Anonymous - 2007-08-03, 15:55

delete
Anonymous - 2007-08-03, 17:19

masz racje "wog" nie chodzi o obrazki ale dla poczatkujacego sie przydaja. ale najważniejsza jest praktyka i nikt mi nie zaprzeczy. a co do tematu ma ktos wersje elektroniczna :roll:
ogrodnik - 2007-08-03, 17:21

Ktoś ma :p , ale to rozmowa nie na forum.
A ksiązki od forów są lepsze o tyle, że mają odpowiednie obrazki, a na forach czasem ich brakuje żeby coś wytłumaczyć.

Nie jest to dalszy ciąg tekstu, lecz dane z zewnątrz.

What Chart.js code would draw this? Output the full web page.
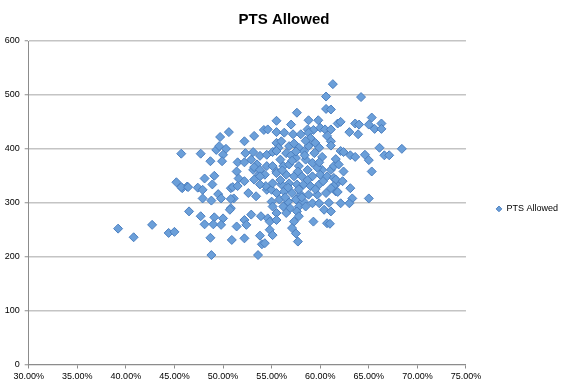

pawel18 - 2007-08-03, 17:36

no wlasnie Panie Wog dla poczatkujacuch nie ma nic lepszego niz obrazki i maly opis z boku co trzeba robic a czego nie powinno sie robic np : drutowanie latwiej sie nauczyc majac przed soba obrazek i maly opis niz zero obrazka i tylko dlugi powtarzajacy sie opis ze nie wolno robic zwojow z drutu i ze trzeba drutowac pod katem 45 stopni to tylko jeden taki przyklad ktory pokazuuje ze obrazki przydaja sie lepiej niz teks zrodlowy oczywiscie on tez jest potzrebny
Anonymous - 2007-08-03, 17:39

wszystko ladnie pieknie sie przydaje, forum tez niczego nie brakuje kazdy mooze wymienic sie swoimi spostrzezeniami tym co zaobserwowal w jakich warunkach drzewko da sobie rade itp. w ksiazce jest to bardzo tak ogólnie.
:mrgreen:

Rynraf - 2008-11-04, 00:00

Czytałem regulamin i w treściach niedozowolnych nie było nic co by o to zachaczało, a jedynie dalej, że Administratorzy nie biorą odpowiedzialności... zatem czy mogę podzielić się niedostępną od lat dobrą książką Płochockiego w wersji PDF? Cenię sobie bardzo tą książkę, a wiem, że nie tak łatwo o używaną.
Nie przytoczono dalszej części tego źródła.